### DATA FOR THE TASK
## Start
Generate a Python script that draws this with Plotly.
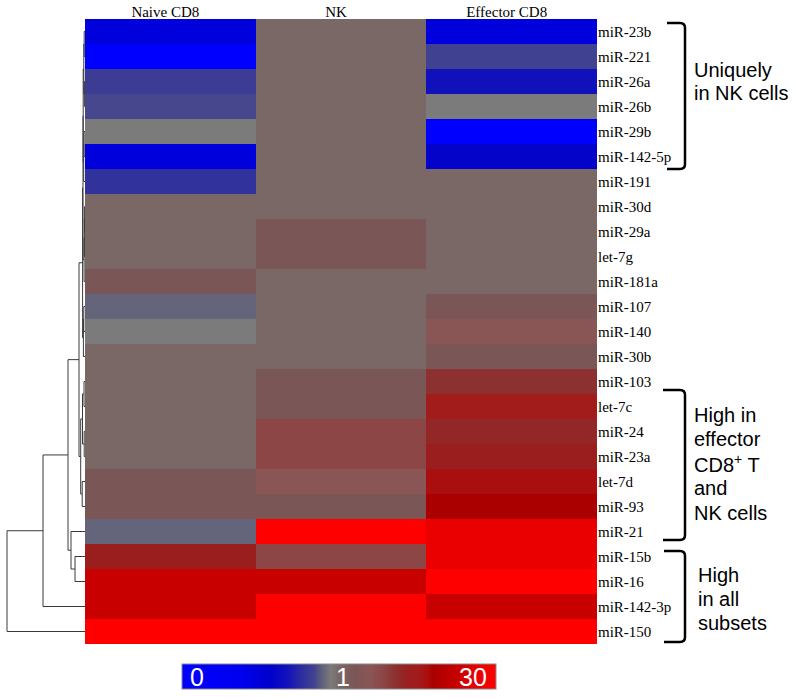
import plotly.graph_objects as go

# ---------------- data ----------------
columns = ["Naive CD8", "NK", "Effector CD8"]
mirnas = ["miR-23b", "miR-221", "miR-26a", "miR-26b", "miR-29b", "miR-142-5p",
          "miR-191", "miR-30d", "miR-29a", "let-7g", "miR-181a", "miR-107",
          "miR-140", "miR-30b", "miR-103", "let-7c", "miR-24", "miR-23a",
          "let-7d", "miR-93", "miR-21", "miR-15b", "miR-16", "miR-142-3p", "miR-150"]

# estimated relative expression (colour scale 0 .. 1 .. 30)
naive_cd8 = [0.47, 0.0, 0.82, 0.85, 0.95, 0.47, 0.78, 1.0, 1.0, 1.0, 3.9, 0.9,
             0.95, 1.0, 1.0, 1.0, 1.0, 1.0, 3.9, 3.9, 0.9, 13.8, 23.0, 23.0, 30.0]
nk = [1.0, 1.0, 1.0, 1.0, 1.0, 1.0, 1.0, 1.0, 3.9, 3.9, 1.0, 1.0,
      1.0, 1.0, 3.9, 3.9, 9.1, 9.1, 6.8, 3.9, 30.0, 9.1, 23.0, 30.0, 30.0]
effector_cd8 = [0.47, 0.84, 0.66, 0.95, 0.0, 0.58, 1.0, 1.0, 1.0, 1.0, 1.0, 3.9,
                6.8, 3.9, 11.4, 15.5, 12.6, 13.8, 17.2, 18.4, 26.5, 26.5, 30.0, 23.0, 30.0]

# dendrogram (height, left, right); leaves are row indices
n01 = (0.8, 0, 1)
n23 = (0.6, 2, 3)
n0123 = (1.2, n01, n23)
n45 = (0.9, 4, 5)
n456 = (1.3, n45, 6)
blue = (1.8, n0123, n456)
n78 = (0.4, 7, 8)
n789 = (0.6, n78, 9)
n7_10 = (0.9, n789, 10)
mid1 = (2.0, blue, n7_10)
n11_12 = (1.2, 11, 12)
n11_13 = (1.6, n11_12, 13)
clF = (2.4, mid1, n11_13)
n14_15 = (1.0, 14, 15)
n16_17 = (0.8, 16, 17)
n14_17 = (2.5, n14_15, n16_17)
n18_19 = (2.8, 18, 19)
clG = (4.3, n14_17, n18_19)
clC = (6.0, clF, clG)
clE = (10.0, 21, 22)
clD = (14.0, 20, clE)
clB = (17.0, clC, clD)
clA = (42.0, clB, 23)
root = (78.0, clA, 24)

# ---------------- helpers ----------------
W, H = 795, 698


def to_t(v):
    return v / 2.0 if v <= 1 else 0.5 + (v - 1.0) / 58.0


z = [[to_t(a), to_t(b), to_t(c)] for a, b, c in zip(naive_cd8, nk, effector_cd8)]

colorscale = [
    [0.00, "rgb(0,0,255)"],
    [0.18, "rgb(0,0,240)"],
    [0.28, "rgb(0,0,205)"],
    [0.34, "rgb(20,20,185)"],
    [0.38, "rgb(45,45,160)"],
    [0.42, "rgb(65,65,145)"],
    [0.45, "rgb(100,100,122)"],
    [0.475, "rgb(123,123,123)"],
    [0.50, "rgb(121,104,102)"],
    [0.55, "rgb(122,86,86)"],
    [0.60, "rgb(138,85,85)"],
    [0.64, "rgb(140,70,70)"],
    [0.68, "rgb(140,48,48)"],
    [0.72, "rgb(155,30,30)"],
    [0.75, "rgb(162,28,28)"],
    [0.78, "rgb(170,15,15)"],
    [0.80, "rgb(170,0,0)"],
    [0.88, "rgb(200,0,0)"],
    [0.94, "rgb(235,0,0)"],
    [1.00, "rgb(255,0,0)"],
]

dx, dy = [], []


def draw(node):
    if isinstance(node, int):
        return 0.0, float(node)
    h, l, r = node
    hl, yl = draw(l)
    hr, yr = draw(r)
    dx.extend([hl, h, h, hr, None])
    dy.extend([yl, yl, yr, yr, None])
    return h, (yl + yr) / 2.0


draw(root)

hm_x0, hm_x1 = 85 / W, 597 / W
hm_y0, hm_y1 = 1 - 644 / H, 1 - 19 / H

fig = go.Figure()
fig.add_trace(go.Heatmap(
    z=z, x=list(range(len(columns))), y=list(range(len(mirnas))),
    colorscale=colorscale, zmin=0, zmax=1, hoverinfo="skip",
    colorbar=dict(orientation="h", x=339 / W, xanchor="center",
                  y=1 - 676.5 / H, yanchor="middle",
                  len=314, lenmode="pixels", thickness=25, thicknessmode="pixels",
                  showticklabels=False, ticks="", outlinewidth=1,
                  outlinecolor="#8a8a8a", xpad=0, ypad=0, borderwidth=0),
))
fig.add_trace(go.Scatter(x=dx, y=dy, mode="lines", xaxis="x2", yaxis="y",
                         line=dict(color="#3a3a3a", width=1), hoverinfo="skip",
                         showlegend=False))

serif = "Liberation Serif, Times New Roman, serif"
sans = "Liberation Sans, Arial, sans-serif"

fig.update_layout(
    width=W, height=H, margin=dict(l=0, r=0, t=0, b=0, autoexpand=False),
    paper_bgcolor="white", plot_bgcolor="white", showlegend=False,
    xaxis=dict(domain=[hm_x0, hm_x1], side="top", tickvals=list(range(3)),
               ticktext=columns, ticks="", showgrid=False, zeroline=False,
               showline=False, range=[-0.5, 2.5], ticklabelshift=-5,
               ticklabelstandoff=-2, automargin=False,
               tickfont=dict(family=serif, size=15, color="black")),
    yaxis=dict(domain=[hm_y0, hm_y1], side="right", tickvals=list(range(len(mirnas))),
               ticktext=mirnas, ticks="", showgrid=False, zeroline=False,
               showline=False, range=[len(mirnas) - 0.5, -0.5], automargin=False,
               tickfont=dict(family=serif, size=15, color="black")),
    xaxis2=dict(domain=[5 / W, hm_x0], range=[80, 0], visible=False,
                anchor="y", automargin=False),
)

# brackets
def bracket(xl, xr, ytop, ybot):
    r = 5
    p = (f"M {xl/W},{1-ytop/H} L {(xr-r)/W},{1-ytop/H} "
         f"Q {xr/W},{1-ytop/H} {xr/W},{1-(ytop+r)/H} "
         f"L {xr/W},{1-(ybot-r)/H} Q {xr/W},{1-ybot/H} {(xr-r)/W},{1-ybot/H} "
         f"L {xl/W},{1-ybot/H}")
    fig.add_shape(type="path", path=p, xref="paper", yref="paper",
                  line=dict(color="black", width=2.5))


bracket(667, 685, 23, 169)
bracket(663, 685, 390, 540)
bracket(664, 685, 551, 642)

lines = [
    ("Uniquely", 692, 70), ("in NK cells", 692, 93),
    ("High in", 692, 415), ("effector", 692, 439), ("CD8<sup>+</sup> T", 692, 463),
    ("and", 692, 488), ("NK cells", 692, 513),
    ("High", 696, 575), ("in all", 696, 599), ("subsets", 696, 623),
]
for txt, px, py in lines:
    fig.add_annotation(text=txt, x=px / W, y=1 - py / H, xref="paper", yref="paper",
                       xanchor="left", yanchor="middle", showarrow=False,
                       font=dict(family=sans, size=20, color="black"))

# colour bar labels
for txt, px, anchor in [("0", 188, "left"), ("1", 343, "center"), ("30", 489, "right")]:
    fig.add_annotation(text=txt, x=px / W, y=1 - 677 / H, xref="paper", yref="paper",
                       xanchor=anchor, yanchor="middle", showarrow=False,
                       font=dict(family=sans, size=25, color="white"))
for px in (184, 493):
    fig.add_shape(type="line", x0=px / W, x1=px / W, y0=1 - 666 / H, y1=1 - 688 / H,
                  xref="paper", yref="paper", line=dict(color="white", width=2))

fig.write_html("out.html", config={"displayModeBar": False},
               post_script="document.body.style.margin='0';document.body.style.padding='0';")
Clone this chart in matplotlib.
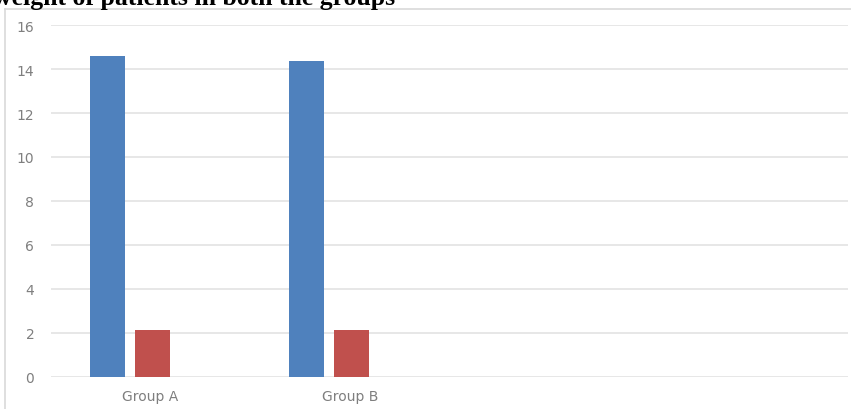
## End
### WHAT TO DO
From the listing above, print every entry precisely and drop the pictures.

### EXERCISE RESPONSE
Generate a Python script that draws this with Plotly.
import plotly.graph_objects as go

# ---------------- data ----------------
columns = ["Naive CD8", "NK", "Effector CD8"]
mirnas = ["miR-23b", "miR-221", "miR-26a", "miR-26b", "miR-29b", "miR-142-5p",
          "miR-191", "miR-30d", "miR-29a", "let-7g", "miR-181a", "miR-107",
          "miR-140", "miR-30b", "miR-103", "let-7c", "miR-24", "miR-23a",
          "let-7d", "miR-93", "miR-21", "miR-15b", "miR-16", "miR-142-3p", "miR-150"]

# estimated relative expression (colour scale 0 .. 1 .. 30)
naive_cd8 = [0.47, 0.0, 0.82, 0.85, 0.95, 0.47, 0.78, 1.0, 1.0, 1.0, 3.9, 0.9,
             0.95, 1.0, 1.0, 1.0, 1.0, 1.0, 3.9, 3.9, 0.9, 13.8, 23.0, 23.0, 30.0]
nk = [1.0, 1.0, 1.0, 1.0, 1.0, 1.0, 1.0, 1.0, 3.9, 3.9, 1.0, 1.0,
      1.0, 1.0, 3.9, 3.9, 9.1, 9.1, 6.8, 3.9, 30.0, 9.1, 23.0, 30.0, 30.0]
effector_cd8 = [0.47, 0.84, 0.66, 0.95, 0.0, 0.58, 1.0, 1.0, 1.0, 1.0, 1.0, 3.9,
                6.8, 3.9, 11.4, 15.5, 12.6, 13.8, 17.2, 18.4, 26.5, 26.5, 30.0, 23.0, 30.0]

# dendrogram (height, left, right); leaves are row indices
n01 = (0.8, 0, 1)
n23 = (0.6, 2, 3)
n0123 = (1.2, n01, n23)
n45 = (0.9, 4, 5)
n456 = (1.3, n45, 6)
blue = (1.8, n0123, n456)
n78 = (0.4, 7, 8)
n789 = (0.6, n78, 9)
n7_10 = (0.9, n789, 10)
mid1 = (2.0, blue, n7_10)
n11_12 = (1.2, 11, 12)
n11_13 = (1.6, n11_12, 13)
clF = (2.4, mid1, n11_13)
n14_15 = (1.0, 14, 15)
n16_17 = (0.8, 16, 17)
n14_17 = (2.5, n14_15, n16_17)
n18_19 = (2.8, 18, 19)
clG = (4.3, n14_17, n18_19)
clC = (6.0, clF, clG)
clE = (10.0, 21, 22)
clD = (14.0, 20, clE)
clB = (17.0, clC, clD)
clA = (42.0, clB, 23)
root = (78.0, clA, 24)

# ---------------- helpers ----------------
W, H = 795, 698


def to_t(v):
    return v / 2.0 if v <= 1 else 0.5 + (v - 1.0) / 58.0


z = [[to_t(a), to_t(b), to_t(c)] for a, b, c in zip(naive_cd8, nk, effector_cd8)]

colorscale = [
    [0.00, "rgb(0,0,255)"],
    [0.18, "rgb(0,0,240)"],
    [0.28, "rgb(0,0,205)"],
    [0.34, "rgb(20,20,185)"],
    [0.38, "rgb(45,45,160)"],
    [0.42, "rgb(65,65,145)"],
    [0.45, "rgb(100,100,122)"],
    [0.475, "rgb(123,123,123)"],
    [0.50, "rgb(121,104,102)"],
    [0.55, "rgb(122,86,86)"],
    [0.60, "rgb(138,85,85)"],
    [0.64, "rgb(140,70,70)"],
    [0.68, "rgb(140,48,48)"],
    [0.72, "rgb(155,30,30)"],
    [0.75, "rgb(162,28,28)"],
    [0.78, "rgb(170,15,15)"],
    [0.80, "rgb(170,0,0)"],
    [0.88, "rgb(200,0,0)"],
    [0.94, "rgb(235,0,0)"],
    [1.00, "rgb(255,0,0)"],
]

dx, dy = [], []


def draw(node):
    if isinstance(node, int):
        return 0.0, float(node)
    h, l, r = node
    hl, yl = draw(l)
    hr, yr = draw(r)
    dx.extend([hl, h, h, hr, None])
    dy.extend([yl, yl, yr, yr, None])
    return h, (yl + yr) / 2.0


draw(root)

hm_x0, hm_x1 = 85 / W, 597 / W
hm_y0, hm_y1 = 1 - 644 / H, 1 - 19 / H

fig = go.Figure()
fig.add_trace(go.Heatmap(
    z=z, x=list(range(len(columns))), y=list(range(len(mirnas))),
    colorscale=colorscale, zmin=0, zmax=1, hoverinfo="skip",
    colorbar=dict(orientation="h", x=339 / W, xanchor="center",
                  y=1 - 676.5 / H, yanchor="middle",
                  len=314, lenmode="pixels", thickness=25, thicknessmode="pixels",
                  showticklabels=False, ticks="", outlinewidth=1,
                  outlinecolor="#8a8a8a", xpad=0, ypad=0, borderwidth=0),
))
fig.add_trace(go.Scatter(x=dx, y=dy, mode="lines", xaxis="x2", yaxis="y",
                         line=dict(color="#3a3a3a", width=1), hoverinfo="skip",
                         showlegend=False))

serif = "Liberation Serif, Times New Roman, serif"
sans = "Liberation Sans, Arial, sans-serif"

fig.update_layout(
    width=W, height=H, margin=dict(l=0, r=0, t=0, b=0, autoexpand=False),
    paper_bgcolor="white", plot_bgcolor="white", showlegend=False,
    xaxis=dict(domain=[hm_x0, hm_x1], side="top", tickvals=list(range(3)),
               ticktext=columns, ticks="", showgrid=False, zeroline=False,
               showline=False, range=[-0.5, 2.5], ticklabelshift=-5,
               ticklabelstandoff=-2, automargin=False,
               tickfont=dict(family=serif, size=15, color="black")),
    yaxis=dict(domain=[hm_y0, hm_y1], side="right", tickvals=list(range(len(mirnas))),
               ticktext=mirnas, ticks="", showgrid=False, zeroline=False,
               showline=False, range=[len(mirnas) - 0.5, -0.5], automargin=False,
               tickfont=dict(family=serif, size=15, color="black")),
    xaxis2=dict(domain=[5 / W, hm_x0], range=[80, 0], visible=False,
                anchor="y", automargin=False),
)

# brackets
def bracket(xl, xr, ytop, ybot):
    r = 5
    p = (f"M {xl/W},{1-ytop/H} L {(xr-r)/W},{1-ytop/H} "
         f"Q {xr/W},{1-ytop/H} {xr/W},{1-(ytop+r)/H} "
         f"L {xr/W},{1-(ybot-r)/H} Q {xr/W},{1-ybot/H} {(xr-r)/W},{1-ybot/H} "
         f"L {xl/W},{1-ybot/H}")
    fig.add_shape(type="path", path=p, xref="paper", yref="paper",
                  line=dict(color="black", width=2.5))


bracket(667, 685, 23, 169)
bracket(663, 685, 390, 540)
bracket(664, 685, 551, 642)

lines = [
    ("Uniquely", 692, 70), ("in NK cells", 692, 93),
    ("High in", 692, 415), ("effector", 692, 439), ("CD8<sup>+</sup> T", 692, 463),
    ("and", 692, 488), ("NK cells", 692, 513),
    ("High", 696, 575), ("in all", 696, 599), ("subsets", 696, 623),
]
for txt, px, py in lines:
    fig.add_annotation(text=txt, x=px / W, y=1 - py / H, xref="paper", yref="paper",
                       xanchor="left", yanchor="middle", showarrow=False,
                       font=dict(family=sans, size=20, color="black"))

# colour bar labels
for txt, px, anchor in [("0", 188, "left"), ("1", 343, "center"), ("30", 489, "right")]:
    fig.add_annotation(text=txt, x=px / W, y=1 - 677 / H, xref="paper", yref="paper",
                       xanchor=anchor, yanchor="middle", showarrow=False,
                       font=dict(family=sans, size=25, color="white"))
for px in (184, 493):
    fig.add_shape(type="line", x0=px / W, x1=px / W, y0=1 - 666 / H, y1=1 - 688 / H,
                  xref="paper", yref="paper", line=dict(color="white", width=2))

fig.write_html("out.html", config={"displayModeBar": False},
               post_script="document.body.style.margin='0';document.body.style.padding='0';")
Clone this chart in matplotlib.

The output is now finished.